Raw records:
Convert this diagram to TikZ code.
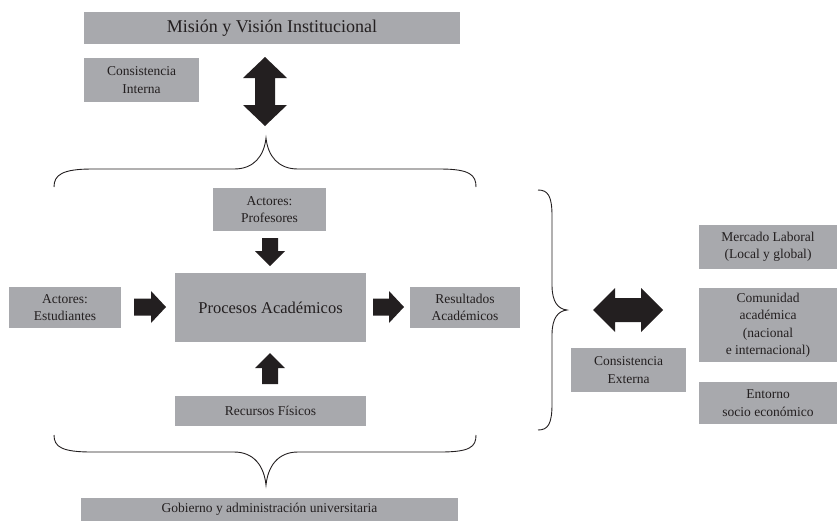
\documentclass[tikz,border=0pt]{standalone}
\usepackage{fontspec}
\setmainfont{Liberation Serif}
\definecolor{boxgray}{RGB}{168,169,173}
\definecolor{ink}{RGB}{35,31,32}
\tikzset{
  gbox/.style={fill=boxgray, text=ink, align=center, inner sep=0pt, draw=none,
    font=\fontsize{13.5}{17.5}\selectfont},
  bigtext/.style={font=\fontsize{18}{22}\selectfont},
  midtext/.style={font=\fontsize{16.5}{20}\selectfont},
  blockarrow/.style={fill=ink, draw=none},
  bracestyle/.style={draw=ink, line width=0.9pt}
}
\begin{document}
\begin{tikzpicture}[x=1pt,y=-1pt]
\useasboundingbox (0,0) rectangle (837,523);

% boxes
\node[gbox,bigtext,minimum width=376pt,minimum height=32pt] (mision) at (272,28) {Misión y Visión Institucional};
\node[gbox,minimum width=115pt,minimum height=44pt] (cinterna) at (141.5,80) {Consistencia\\Interna};
\node[gbox,minimum width=113pt,minimum height=43pt] (prof) at (269.5,209.5) {Actores:\\Profesores};
\node[gbox,midtext,minimum width=191pt,minimum height=69pt] (proc) at (270.5,307.5) {Procesos Académicos};
\node[gbox,minimum width=112pt,minimum height=41pt] (estud) at (65,307.5) {Actores:\\Estudiantes};
\node[gbox,minimum width=110pt,minimum height=41pt] (result) at (465,307.5) {Resultados\\Académicos};
\node[gbox,minimum width=191pt,minimum height=30pt] (recursos) at (270.5,411) {Recursos Físicos};
\node[gbox,minimum width=377pt,minimum height=23pt] (gobierno) at (269.5,509.5) {Gobierno y administración universitaria};
\node[gbox,minimum width=115pt,minimum height=44pt] (cexterna) at (628.5,370) {Consistencia\\Externa};
\node[gbox,minimum width=138pt,minimum height=44pt] (mercado) at (768,247) {Mercado Laboral\\(Local y global)};
\node[gbox,minimum width=138pt,minimum height=74pt] (comunidad) at (768,325) {Comunidad\\académica\\(nacional\\e internacional)};
\node[gbox,minimum width=138pt,minimum height=42pt] (entorno) at (768,403) {Entorno\\socio económico};

% block arrows
\fill[blockarrow] (265,57) -- (287,78) -- (275,78) -- (275,105) -- (287,105) -- (265,126)
  -- (243,105) -- (255,105) -- (255,78) -- (243,78) -- cycle;
\fill[blockarrow] (262,238) -- (278,238) -- (278,251) -- (285,251) -- (270,266) -- (255,251) -- (262,251) -- cycle;
\fill[blockarrow] (270,353) -- (285,368) -- (278,368) -- (278,384) -- (262,384) -- (262,368) -- (255,368) -- cycle;
\fill[blockarrow] (134,298.5) -- (151,298.5) -- (151,291) -- (166,307) -- (151,323) -- (151,315.5) -- (134,315.5) -- cycle;
\fill[blockarrow] (373,298.5) -- (389,298.5) -- (389,291) -- (404,307) -- (389,323) -- (389,315.5) -- (373,315.5) -- cycle;
\fill[blockarrow] (593,310) -- (615,288) -- (615,298) -- (641,298) -- (641,288) -- (663,310)
  -- (641,332) -- (641,322) -- (615,322) -- (615,332) -- cycle;

% braces
\draw[bracestyle] (54,187) .. controls (54,175) and (62,169) .. (92,169) -- (234,169)
  .. controls (254,169) and (264,156) .. (266,138)
  .. controls (268,156) and (278,169) .. (298,169) -- (440,169)
  .. controls (470,169) and (476,175) .. (476,187);
\draw[bracestyle] (54,435) .. controls (54,447) and (62,452) .. (92,452) -- (234,452)
  .. controls (254,452) and (264,466) .. (266,485)
  .. controls (268,466) and (278,452) .. (298,452) -- (440,452)
  .. controls (470,452) and (476,447) .. (476,435);
\draw[bracestyle] (538,190) .. controls (548,190) and (552,196) .. (552,216) -- (552,285)
  .. controls (552,302) and (558,309) .. (567,310)
  .. controls (558,311) and (552,318) .. (552,335) -- (552,404)
  .. controls (552,424) and (548,430) .. (538,430);
\end{tikzpicture}
\end{document}
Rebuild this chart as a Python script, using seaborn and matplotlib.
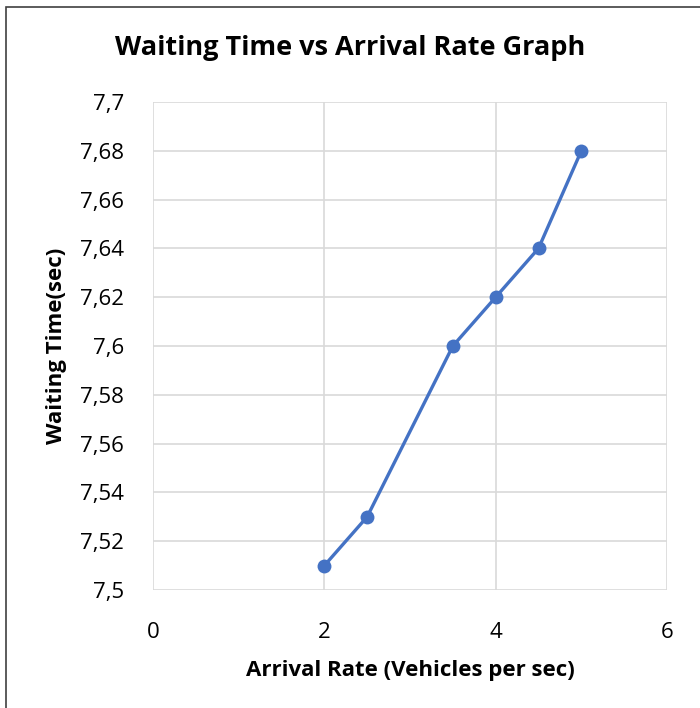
import matplotlib
matplotlib.use("Agg")
import matplotlib.pyplot as plt
import seaborn as sns
import pandas as pd
from matplotlib.patches import Rectangle

arrival_rate = [2, 2.5, 3.5, 4, 4.5, 5]
waiting_time = [7.51, 7.53, 7.60, 7.62, 7.64, 7.68]
x_ticks = [0, 2, 4, 6]
y_ticks = [7.5, 7.52, 7.54, 7.56, 7.58, 7.6, 7.62, 7.64, 7.66, 7.68, 7.7]
y_tick_labels = ["7,5", "7,52", "7,54", "7,56", "7,58", "7,6", "7,62", "7,64", "7,66", "7,68", "7,7"]

sns.set_theme(style="white")
plt.rcParams['font.family'] = ['Open Sans', 'DejaVu Sans']
plt.rcParams['text.color'] = 'black'

fig = plt.figure(figsize=(7, 7.08), dpi=100)
ax = fig.add_axes([153/700, 1-590/708, (667-153)/700, (590-102)/708])

df = pd.DataFrame({"x": arrival_rate, "y": waiting_time})
sns.lineplot(data=df, x="x", y="y", ax=ax, color="#4472C4", linewidth=2.4,
             marker="o", markersize=10, markeredgewidth=0, zorder=3)

ax.set_xlim(0, 6)
ax.set_ylim(7.5, 7.7)
ax.set_xticks(x_ticks)
ax.set_xticklabels([str(t) for t in x_ticks])
ax.set_yticks(y_ticks)
ax.set_yticklabels(y_tick_labels)
ax.grid(True, color="#d9d9d9", linewidth=1.2)
for s in ax.spines.values():
    s.set_visible(False)
ax.tick_params(axis="both", labelsize=16, length=0, colors="#000000")
ax.tick_params(axis="x", pad=23)
ax.tick_params(axis="y", pad=21)

ax.set_xlabel("Arrival Rate (Vehicles per sec)", fontsize=16, fontweight="bold",
              labelpad=12, color="black")
ax.set_ylabel("Waiting Time(sec)", fontsize=16, fontweight="bold", labelpad=9,
              color="black")
fig.text(0.5, 1-48/708, "Waiting Time vs Arrival Rate Graph", ha="center", va="center",
         fontsize=19.5, fontweight="bold", color="black")

fig.patches.append(Rectangle((6/700, -0.1), 1.2, 1-7/708+0.1, transform=fig.transFigure,
                             fill=False, edgecolor="#404040", linewidth=1.2))

fig.savefig("out.png", dpi=100)
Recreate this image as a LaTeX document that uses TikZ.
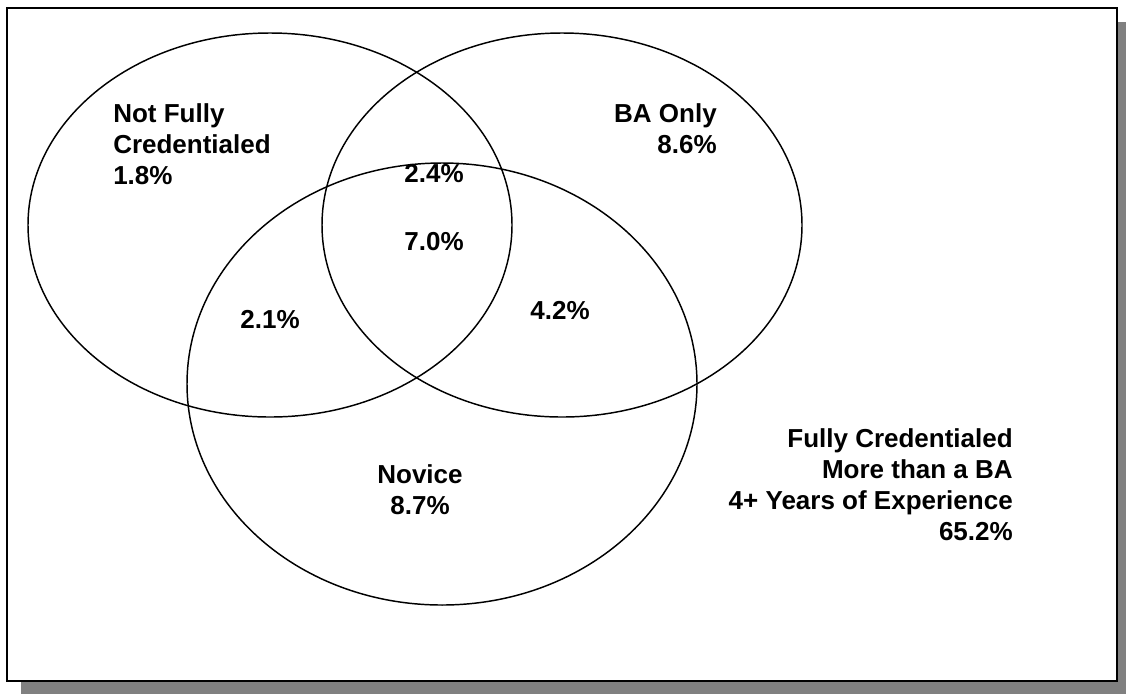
\documentclass[tikz,border=0pt]{standalone}
\usepackage{fontspec}
\setmainfont{Liberation Sans}
\usepackage{xcolor}
\usepackage{tikz}

\tikzset{
    pct/.style={font=\bfseries\fontsize{19.5}{23.25}\selectfont, inner sep=0pt},
    pctleft/.style={pct, align=left, anchor=north west},
    pctright/.style={pct, align=right, anchor=north east},
}

\begin{document}
\begin{tikzpicture}[x=0.75pt, y=-0.75pt]
    \useasboundingbox (0, 0) rectangle (1126, 694);

    % frame with shadow
    \fill[gray] (21, 22) rectangle (1126, 694);
    \draw[line width=1.6pt, fill=white] (7, 8) rectangle (1117, 681);

    % the three sets
    \draw[line width=1.1pt] (270, 225) ellipse [x radius=242, y radius=192];
    \draw[line width=1.1pt] (562, 225) ellipse [x radius=240, y radius=192];
    \draw[line width=1.1pt] (442, 384) ellipse [x radius=255, y radius=221];

    \node[pctleft] (notfully) at (113, 103) {Not Fully\\Credentialed\\1.8\%};
    \node[pctright] (baonly) at (717, 103) {BA Only\\8.6\%};
    \node[pct] (nfba) at (434, 174) {2.4\%};
    \node[pct] (all) at (434, 242) {7.0\%};
    \node[pct] (nfnov) at (270, 320) {2.1\%};
    \node[pct] (banov) at (560, 311) {4.2\%};
    \node[pct, align=center] (novice) at (420, 490) {Novice\\8.7\%};
    \node[pctright] (fully) at (1013, 428) {Fully Credentialed\\More than a BA\\4+ Years of Experience\\65.2\%};
\end{tikzpicture}
\end{document}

REQUIRED TASK: Above are the records. Copy exactly, and only, the lines from the line containing "Recreate this image" through the last one, omitting any pictures.

OUTPUT OF THE TASK:
Recreate this image as a LaTeX document that uses TikZ.
\documentclass[tikz,border=0pt]{standalone}
\usepackage{fontspec}
\setmainfont{Liberation Sans}
\usepackage{xcolor}
\usepackage{tikz}

\tikzset{
    pct/.style={font=\bfseries\fontsize{19.5}{23.25}\selectfont, inner sep=0pt},
    pctleft/.style={pct, align=left, anchor=north west},
    pctright/.style={pct, align=right, anchor=north east},
}

\begin{document}
\begin{tikzpicture}[x=0.75pt, y=-0.75pt]
    \useasboundingbox (0, 0) rectangle (1126, 694);

    % frame with shadow
    \fill[gray] (21, 22) rectangle (1126, 694);
    \draw[line width=1.6pt, fill=white] (7, 8) rectangle (1117, 681);

    % the three sets
    \draw[line width=1.1pt] (270, 225) ellipse [x radius=242, y radius=192];
    \draw[line width=1.1pt] (562, 225) ellipse [x radius=240, y radius=192];
    \draw[line width=1.1pt] (442, 384) ellipse [x radius=255, y radius=221];

    \node[pctleft] (notfully) at (113, 103) {Not Fully\\Credentialed\\1.8\%};
    \node[pctright] (baonly) at (717, 103) {BA Only\\8.6\%};
    \node[pct] (nfba) at (434, 174) {2.4\%};
    \node[pct] (all) at (434, 242) {7.0\%};
    \node[pct] (nfnov) at (270, 320) {2.1\%};
    \node[pct] (banov) at (560, 311) {4.2\%};
    \node[pct, align=center] (novice) at (420, 490) {Novice\\8.7\%};
    \node[pctright] (fully) at (1013, 428) {Fully Credentialed\\More than a BA\\4+ Years of Experience\\65.2\%};
\end{tikzpicture}
\end{document}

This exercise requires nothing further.